Says the cartoon boxer, lying flat on the canvas, to the towering, glowering brute who put him there: “At last. I gotcha where I wantcha.”

It could be like that — or maybe not, but let’s speculate a bit — for the House Republicans who hand over legislative power to the Democrats in January, following the loss of three dozen seats.

The larger point is this: What now? Nancy Pelosi, the incoming House speaker in all likelihood, has the formidable task of spreading her cards on the table and showing what her party’s progressive creed really means. That won’t be as easy as when the same thing happened in 2009.

A nation semi-enraptured by Barack Obama, who commanded majorities in both houses of Congress, was more than willing to stand by and see what the Democrats might produce. The eventual product was the Affordable Care Act, adorned by a series of executive branch moves tightening already strict federal authority over the economy.

As it happened, the Affordable Care Act, together with the effects of a weak economy, cost the Democrats control of the House in 2010. Senate Republicans remained in the minority but picked up six seats. Voters, to say the least, hadn’t taken to the progressive program. Their reluctance invites an observation.

The progressive program, not according to any textbook formulation but rather to the weight of collective pronouncements, normally involves more government spending and more government control of matters that voters often seem themselves as qualified to deal with on their own.

The progressive penchant for control frequently gets progressives in Dutch — how I hope that’s not an ethnic slur (you never can tell these days) — with those they control. A streak of independence lurks in American hearts — which, come to think of it, may be one of the traits attracting those presently trying to beat down our doors in order to live here. But that’s another matter for another day.

Formerly, the Democratic Party was — to use a modern word — diverse. It was home to Confederate descendants and damyankees, to boilermakers, barbers and bankers, the understanding being that, whatever policy divisions might show their ugly heads, something could be “worked out.” Often, it was.

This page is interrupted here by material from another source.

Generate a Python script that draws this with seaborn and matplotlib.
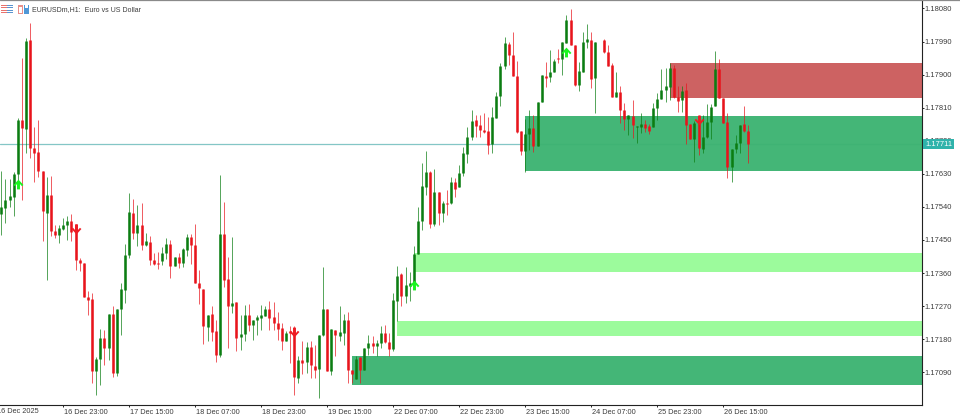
import numpy as np
import pandas as pd
import matplotlib
matplotlib.use("Agg")
import matplotlib.pyplot as plt
import matplotlib.transforms as mtrans
from matplotlib.patches import Rectangle
from matplotlib.path import Path
import seaborn as sns

# prices are points above 1.17000 (bar 145 is blank in the picture)
nan = float("nan")
opens = [521,537,559,567,629,776,752,994,700,689,637,523,572,474,463,480,491,501,493,395,
         387,295,289,93,126,183,156,248,88,262,314,409,523,469,491,436,444,395,387,393,
         414,439,379,404,387,423,458,436,333,316,213,248,202,137,466,344,270,281,186,194,
         246,219,232,238,243,262,240,224,210,175,202,202,74,123,118,159,107,99,191,262,
         93,205,189,197,232,96,72,132,96,156,170,161,170,197,172,153,284,357,297,325,
         333,412,501,594,635,493,580,523,550,550,608,594,632,684,730,776,763,749,746,711,
         782,841,923,983,953,896,746,692,738,754,705,825,896,893,907,945,942,986,1048,980,
         871,907,988,994,890,nan,994,961,926,839,852,803,779,787,757,757,765,760,757,809,
         833,858,866,918,839,831,858,765,724,768,697,730,771,814,915,836,771,648,697,714,
         765,746]
highs = [637,616,616,635,782,945,999,1040,757,776,637,621,624,491,491,510,515,521,493,401,
         387,311,306,132,208,205,248,270,262,333,439,578,561,545,550,469,461,414,417,431,
         455,450,404,414,428,466,466,493,368,316,246,270,232,627,553,404,458,281,246,273,
         276,232,246,273,270,284,281,254,224,202,216,216,134,175,172,175,164,191,376,262,
         208,205,270,248,254,96,134,132,156,191,189,178,216,219,197,306,379,360,376,363,
         433,540,659,692,637,643,580,556,586,621,618,654,703,757,803,790,790,795,784,812,
         852,931,1002,988,1016,937,746,779,803,790,825,899,934,967,942,969,988,1062,1078,980,
         934,1016,1037,1016,988,nan,996,980,931,907,869,822,790,831,760,795,776,765,822,850,
         915,918,931,926,869,869,877,765,773,790,790,820,820,964,942,836,795,697,735,763,
         814,763]
lows = [463,496,540,515,605,559,686,673,608,621,447,341,461,455,442,477,450,447,368,365,
        295,246,61,28,55,110,123,77,80,191,278,401,452,433,423,433,382,382,371,382,
        398,346,379,374,376,406,384,333,276,167,175,175,118,132,322,156,251,148,151,175,
        202,178,191,205,243,205,205,178,151,175,115,28,61,85,88,74,74,20,189,93,
        83,134,175,164,61,61,72,61,96,137,142,134,156,170,134,148,229,270,278,284,
        319,412,477,572,482,488,491,499,518,548,567,594,624,659,722,730,730,741,684,686,
        782,814,915,926,896,741,681,635,695,689,705,825,866,880,907,931,899,986,980,869,
        855,907,972,863,795,nan,958,923,839,839,768,749,735,727,714,741,744,738,757,776,
        833,825,831,836,798,798,711,724,662,681,686,727,724,814,836,768,618,608,686,686,
        744,659]
closes = [540,559,570,629,776,754,991,700,686,637,529,572,474,463,482,491,501,471,395,387,
          295,287,93,126,183,156,248,88,262,316,409,526,469,491,436,447,395,384,384,414,
          439,379,404,387,425,458,436,333,319,216,246,200,137,466,341,270,278,183,194,246,
          219,232,240,246,262,238,224,208,175,197,197,77,123,115,159,110,96,191,262,93,
          208,191,200,232,96,85,126,96,156,170,161,170,197,172,153,287,352,297,327,333,
          412,501,597,635,493,580,523,550,548,608,589,632,686,730,773,760,749,744,708,784,
          841,923,986,953,896,744,692,738,754,705,825,899,890,907,937,942,988,1048,980,871,
          910,988,996,888,988,nan,961,923,839,852,803,779,790,763,760,765,754,746,809,833,
          858,869,918,839,828,855,763,724,768,700,730,771,812,915,836,768,648,697,714,763,
          746,711]

# supply/demand zones: first bar, top, bottom (points above 1.17000)
zone_start = [162, 127, 100, 96, 85]
zone_top = [932, 787, 414, 229, 135]
zone_bottom = [836, 637, 364, 189, 56]
zone_color = ["#cb5c5c", "#3cb371", "#98fb98", "#98fb98", "#3cb371"]

# signal arrows
up_bars = [4, 100, 137]
up_points = [602, 327, 961]
down_bars = [18, 71, 169]
down_points = [480, 200, 776]

last_price = 1.17711
price_ticks = [1.17090, 1.17180, 1.17270, 1.17360, 1.17450, 1.17540,
               1.17630, 1.17720, 1.17810, 1.17900, 1.17990, 1.18080]
time_ticks = [15, 31, 47, 63, 79, 95, 111, 127, 143, 159, 175]
time_labels = ["16 Dec 23:00", "17 Dec 15:00", "18 Dec 07:00", "18 Dec 23:00",
               "19 Dec 15:00", "22 Dec 07:00", "22 Dec 23:00", "23 Dec 15:00",
               "24 Dec 07:00", "25 Dec 23:00", "26 Dec 15:00"]


def to_price(points):
    return 1.17 + np.array(points, dtype=float) * 1e-5


sns.set_theme(style="white")
plt.rcParams["font.family"] = ["Liberation Sans", "DejaVu Sans"]
text_color = "#3c3c3c"
bar_colors = {"up": "#0b7d12", "down": "#e8141c"}

bars = pd.DataFrame({
    "bar": np.arange(len(opens)),
    "open": to_price(opens),
    "high": to_price(highs),
    "low": to_price(lows),
    "close": to_price(closes),
}).dropna()
bars["side"] = np.where(bars["close"] >= bars["open"], "up", "down")
wicks = bars.melt(id_vars=["bar", "side"], value_vars=["high", "low"], value_name="price")
bodies = bars.melt(id_vars=["bar", "side"], value_vars=["open", "close"], value_name="price")

fig = plt.figure(figsize=(9.6, 4.18), dpi=100)
ax = fig.add_axes([0, 13 / 418, 921.7 / 960, 405 / 418])

# price line sits under the zones, which let it through a little
ax.axhline(last_price, color="#84c6c6", lw=0.9, zorder=1)

for start, top, bottom, color in zip(zone_start, zone_top, zone_bottom, zone_color):
    ax.add_patch(Rectangle((start, to_price(bottom)), 240, to_price(top) - to_price(bottom),
                           facecolor=color, edgecolor="none", alpha=0.96, zorder=2))

sns.lineplot(data=wicks, x="bar", y="price", hue="side", units="bar", estimator=None,
             palette=bar_colors, sort=False, lw=0.65, alpha=0.75, legend=False, ax=ax,
             solid_capstyle="butt", zorder=3)
sns.lineplot(data=bodies, x="bar", y="price", hue="side", units="bar", estimator=None,
             palette=bar_colors, sort=False, lw=1.85, legend=False, ax=ax,
             solid_capstyle="butt", zorder=4)

arrow_up = Path([(-1, -0.1), (0, 1), (1, -0.1), (0.7, -0.35), (0.3, 0.1), (0.3, -1),
                 (-0.3, -1), (-0.3, 0.1), (-0.7, -0.35), (-1, -0.1)], closed=True)
arrow_down = Path([(-1, 0.1), (0, -1), (1, 0.1), (0.7, 0.35), (0.3, -0.1), (0.3, 1),
                   (-0.3, 1), (-0.3, -0.1), (-0.7, 0.35), (-1, 0.1)], closed=True)
ax.scatter(up_bars, to_price(up_points), marker=arrow_up, s=50, color="#19f51f", linewidths=0, zorder=5)
ax.scatter(down_bars, to_price(down_points), marker=arrow_down, s=50, color="#ee1c24", linewidths=0, zorder=5)

ax.set_xlim(-0.315, 223.1)
ax.set_ylim(1.17001, 1.18103)
ax.set_xlabel("")
ax.set_ylabel("")

ax.yaxis.tick_right()
ax.set_yticks(price_ticks)
ax.set_yticklabels([f"{p:.5f}" for p in price_ticks])
ax.tick_params(axis="y", length=1.2, width=0.7, color="#222222", pad=0.6,
               labelsize=5.4, labelcolor=text_color, right=True)
ax.set_xticks(time_ticks)
ax.set_xticklabels(time_labels, ha="left")
ax.tick_params(axis="x", length=1.6, width=0.7, color="#222222", pad=1.0,
               labelsize=5.3, labelcolor=text_color, bottom=True)
for lab in ax.get_xticklabels():
    lab.set_transform(lab.get_transform() + mtrans.ScaledTranslation(0.5 / 100, 0, fig.dpi_scale_trans))

# first date sits just off the left edge
ax.text(-1, -0.0172, "16 Dec 2025", transform=ax.get_xaxis_transform(), fontsize=5.3,
        color=text_color, ha="left", va="center", clip_on=False)

for side in ["left", "top"]:
    ax.spines[side].set_visible(False)
for side in ["right", "bottom"]:
    ax.spines[side].set_visible(True)
    ax.spines[side].set_color("#222222")
    ax.spines[side].set_linewidth(0.8)

# last price tag on the price scale
ax.text(1.0036, last_price, f"{last_price:.5f}", transform=ax.get_yaxis_transform(), fontsize=5.4,
        color="white", ha="left", va="center", zorder=6, clip_on=False,
        bbox=dict(boxstyle="square,pad=0.25", fc="#2fb3ab", ec="none"))

# window header
fig.text(32 / 960, 1 - 9.5 / 418, "EURUSDm,H1:  Euro vs US Dollar", fontsize=5.05, color=text_color,
         ha="left", va="center")
fig.add_artist(plt.Line2D([0, 1], [0.999, 0.999], color="#8a8a8a", lw=0.9))


def icon_part(x, y, w, h, color):
    fig.add_artist(Rectangle((x / 960, 1 - (y + h) / 418), w / 960, h / 418, transform=fig.transFigure,
                             facecolor=color, edgecolor="none"))


for row in [4.5, 7, 9.5, 11.5]:
    icon_part(1, row, 5.5, 1.3, "#e8736e")
    icon_part(7, row, 5.5, 1.3, "#5a94cf")
icon_part(17.5, 5, 5.5, 8.5, "#e8908a")
icon_part(18.5, 7, 3.5, 5.5, "#ffffff")
icon_part(24, 5, 5, 8.5, "#4f97d6")
icon_part(25, 5, 3, 3, "#ffffff")

fig.savefig("out.png", dpi=100, facecolor="white")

That was before ideology came to reign over politics: my way or the well-known, well-paved highway. The bigger government grew, the tauter and tenser grew demands that if government was going to do so many things, it should do them according to plan. At planning, Democrats proved better hands than Republicans, with their tendency to accord capitalists and merchants as much flexibility in their activities as was consistent (or occasionally not) with legality and morality.

The New Deal, without precisely turning Democrats into the Planning Party, planted in them an enthusiasm for giving orders and directions to people not necessarily enthusiastic about being told what to do. And so came to pass the progressive vision: Progress our way, because we know what’s good for you.

What’s ahead? Other than attempted impeachment of the president? The progressive agenda will take shape in the House: probably a $15 minimum wage; maybe free college tuition and broad legalization of marijuana; almost certainly, tighter control of pharmacy prices and laxer oversight of immigration. Higher taxes on business will be proposed. Also, mandatory maternity leave from work. A federal support check for every taxpayer is a progressive notion looking better and better to poverty-fighters.

And what items on this large and luscious list will become law? None of them, actually. Not in 2019 and 2020. The Republican-controlled, and easily more conservative, Senate will shoot down all of them.

Fine. But the real point is larger. It is that we get, with minimum present danger, to watch progressives assemble and defend their agenda for 2020: showing, as they hope, how human freedom has become so worn-out a commodity that it needs government retooling and retailoring.

Americans generally have shrunk from that urgent argument, all eyes being fixed on “The Donald Show.” Whether we break that viewing habit even while the show continues is up to enlightened, aggressive defenders of freedom. These remain numerous, if distracted. It’s their moment. And, naturally, Mrs. Pelosi’s.